City Honors Baylor, Theresa’s Research Foundation in observance of Metastatic Breast Cancer Awareness Day
Jo-Carolyn Goode | 10/13/2014, 3:40 p.m.
HOUSTON – (Oct. 13, 2014) – The City of Houston today joined the Lester and Sue Smith Breast Center at Baylor College of Medicine and Theresa’s Research Foundation, a Houston-based non-profit, in recognizing Metastatic Breast Cancer Awareness Day – a day for clinicians, scientists and advocates to generate awareness about one of the most advanced and often deadly form of the disease and to highlight the need for more research.
Mayor Annise Parker signed an official proclamation on behalf of the City in observance of the day.
“Patients with advanced breast cancer are suffering the most of all from the disease and stand to benefit the most from advances in treatment,” said Dr. Matthew Ellis, director of the Lester and Sue Smith Breast Center at Baylor. “They also need substantial social and emotional support and their families often need practical help with day-to-day care.”
Metastatic breast cancer occurs when cancer that originates in the breast spreads to other parts of the body such as the bones, liver and brain, making the cancer harder to control and treat.
It is one of the deadliest forms of the disease, Ellis said.
“We need increased funding to help focus on both research and care in an effort to improve the quality of life for today's patients and find a cure that has for too long eluded us,” said Ellis.
The proclamation recognized Baylor and Theresa’s Research Foundation, as well as Ellis and Dr. Kent Osborne, who preceded Ellis as director of the Smith Breast Center, for their efforts in making strides against the advanced form of this cancer.
Both Ellis and Osborne, who served as the breast center director from 1999 to 2014, are renowned clinician scientists in the field.
In his more than 40-year career, Osborne, current director of the NCI-designated Dan L. Duncan Cancer Center at Baylor, has led efforts to identify new treatment strategies in primary and metastatic breast cancer. He has authored over 300 research publications dealing with the biology and treatment of breast cancer.
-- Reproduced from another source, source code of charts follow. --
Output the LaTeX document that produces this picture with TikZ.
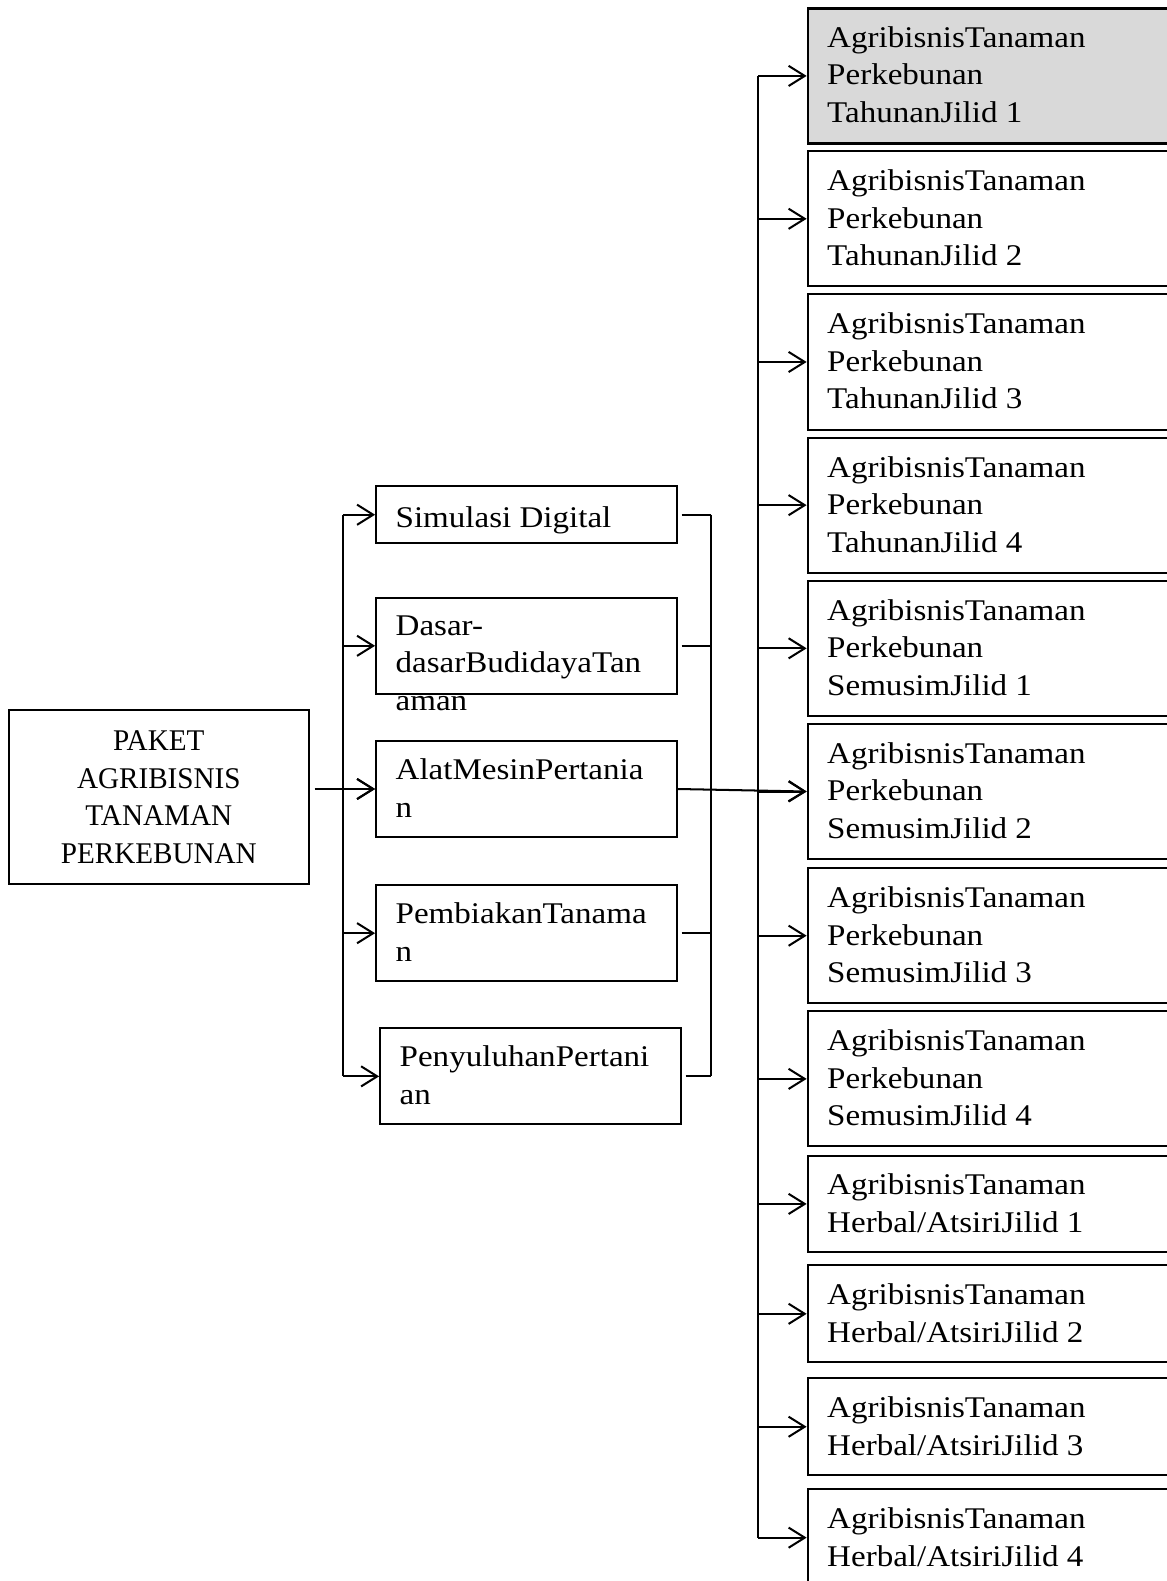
\documentclass[tikz,border=0pt]{standalone}
\usepackage{fontspec}
\setmainfont{Liberation Serif}[FakeStretch=1.1]
\newfontfamily\capsfont{Liberation Serif}[FakeStretch=0.97]
\usetikzlibrary{arrows.meta}
\newcommand{\mainsz}{\fontsize{14.9pt}{18.6pt}\selectfont}
\definecolor{shade}{RGB}{217,217,217}
\tikzset{
  box/.style={draw, line width=1pt, inner sep=0pt, anchor=north west},
  rbox/.style={box, minimum width=182.5pt, minimum height=67pt},
  hbox/.style={box, minimum width=182.5pt, minimum height=48pt},
  mbox/.style={box, minimum width=149pt, minimum height=47.5pt},
  txt/.style={anchor=north west, align=left, inner sep=0pt, font=\mainsz, execute at begin node=\strut},
  con/.style={line width=1pt},
  arr/.style={line width=1pt, -{Straight Barb[length=8pt,width=10pt]}},
}
\begin{document}
\begin{tikzpicture}[x=0.5pt, y=-0.5pt]
\useasboundingbox (0,0) rectangle (1157,1568);

% left box
\node[box, minimum width=148.5pt, minimum height=86.5pt, align=center, font=\mainsz\capsfont] (p) at (8,703) {PAKET\\AGRIBISNIS\\TANAMAN\\PERKEBUNAN};

% middle boxes
\node[box, minimum width=149pt, minimum height=28.5pt] (m1) at (372,481) {};
\node[mbox] (m2) at (372,592) {};
\node[mbox] (m3) at (372,734) {};
\node[mbox] (m4) at (372,877) {};
\node[mbox] (m5) at (376,1019) {};

\node[txt] (tm1) at ([shift={(10pt,-8pt)}]m1.north west) {Simulasi Digital};
\node[txt] (tm2) at ([shift={(10pt,-9pt)}]m2.north west) {Dasar-\\dasarBudidayaTan\\aman};
\node[txt] (tm3) at ([shift={(10pt,-9pt)}]m3.north west) {AlatMesinPertania\\n};
\node[txt] (tm4) at ([shift={(10pt,-9pt)}]m4.north west) {PembiakanTanama\\n};
\node[txt] (tm5) at ([shift={(10pt,-9pt)}]m5.north west) {PenyuluhanPertani\\an};

% right boxes
\node[rbox, fill=shade, line width=1.3pt] (r1) at (800,7) {};
\node[rbox] (r2) at (800,149) {};
\node[rbox] (r3) at (800,291) {};
\node[rbox] (r4) at (800,433) {};
\node[rbox] (r5) at (800,575) {};
\node[rbox] (r6) at (800,717) {};
\node[rbox] (r7) at (800,860) {};
\node[rbox] (r8) at (800,1002) {};
\node[hbox] (r9) at (800,1145) {};
\node[hbox] (r10) at (800,1254) {};
\node[hbox] (r11) at (800,1366) {};
\node[hbox] (r12) at (800,1476) {};

\node[txt] (tr1) at ([shift={(10pt,-9.5pt)}]r1.north west) {AgribisnisTanaman\\Perkebunan\\TahunanJilid 1};
\node[txt] (tr2) at ([shift={(10pt,-9.5pt)}]r2.north west) {AgribisnisTanaman\\Perkebunan\\TahunanJilid 2};
\node[txt] (tr3) at ([shift={(10pt,-9.5pt)}]r3.north west) {AgribisnisTanaman\\Perkebunan\\TahunanJilid 3};
\node[txt] (tr4) at ([shift={(10pt,-9.5pt)}]r4.north west) {AgribisnisTanaman\\Perkebunan\\TahunanJilid 4};
\node[txt] (tr5) at ([shift={(10pt,-9.5pt)}]r5.north west) {AgribisnisTanaman\\Perkebunan\\SemusimJilid 1};
\node[txt] (tr6) at ([shift={(10pt,-9.5pt)}]r6.north west) {AgribisnisTanaman\\Perkebunan\\SemusimJilid 2};
\node[txt] (tr7) at ([shift={(10pt,-9.5pt)}]r7.north west) {AgribisnisTanaman\\Perkebunan\\SemusimJilid 3};
\node[txt] (tr8) at ([shift={(10pt,-9.5pt)}]r8.north west) {AgribisnisTanaman\\Perkebunan\\SemusimJilid 4};
\node[txt] (tr9) at ([shift={(10pt,-9.5pt)}]r9.north west) {AgribisnisTanaman\\Herbal/AtsiriJilid 1};
\node[txt] (tr10) at ([shift={(10pt,-9.5pt)}]r10.north west) {AgribisnisTanaman\\Herbal/AtsiriJilid 2};
\node[txt] (tr11) at ([shift={(10pt,-9.5pt)}]r11.north west) {AgribisnisTanaman\\Herbal/AtsiriJilid 3};
\node[txt] (tr12) at ([shift={(10pt,-9.5pt)}]r12.north west) {AgribisnisTanaman\\Herbal/AtsiriJilid 4};

% trunk coordinates
\coordinate (tM) at (340,0);
\coordinate (tC) at (705,0);
\coordinate (tR) at (752,0);

% PAKET -> middle
\draw[arr] ([xshift=2.5pt]p.east |- m3.west) -- (m3.west);
\draw[con] (tM |- m1.west) -- (tM |- m5.west);
\foreach \m in {m1,m2,m3,m4,m5}{
  \draw[arr] (tM |- \m.west) -- (\m.west);
}

% middle -> collector
\draw[con] ([xshift=2pt]m1.east) -- (tC |- m1.east);
\draw[con] ([xshift=2pt]m2.east) -- (tC |- m2.east);
\draw[con] ([xshift=2pt]m4.east) -- (tC |- m4.east);
\draw[con] ([xshift=2pt]m5.east) -- (tC |- m5.east);
\draw[con] (tC |- m1.east) -- (tC |- m5.east);
\draw[arr] (m3.east) -- (r6.west);

% right trunk
\draw[con] (tR |- r1.west) -- (tR |- r12.west);
\foreach \r in {r1,r2,r3,r4,r5,r6,r7,r8,r9,r10,r11,r12}{
  \draw[arr] (tR |- \r.west) -- (\r.west);
}
\end{tikzpicture}
\end{document}
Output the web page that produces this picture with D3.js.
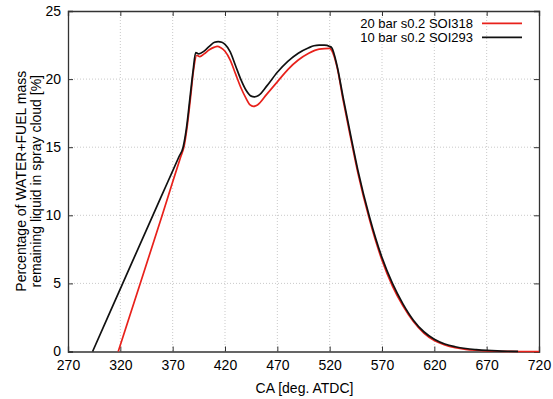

“Research over the last 40 years has led to enormous changes and improvements in the way breast cancer is diagnosed and treated. The striking reductions in mortality and morbidity we have seen since 1990 are products of the investments in research made decades ago,” said Osborne. “Although many patients with metastatic breast cancer can survive several years and some for more than a decade, for most survival is more limited and research to find out why is a major priority.”
Ellis, who was recruited from the Washington University School of Medicine in St. Louis to Baylor in September 2014, has pioneered research of genomics and molecular profiling of breast cancer, authoring more than 160 research publications.
Founded by Josh Newby in January 2013, Theresa’s Research Foundation focuses on raising critical funding for metastatic breast cancer research, including supporting Ellis’ research.
The foundation is named in honor of Josh’s mother, Theresa, who lost her battle with the disease in November 2013.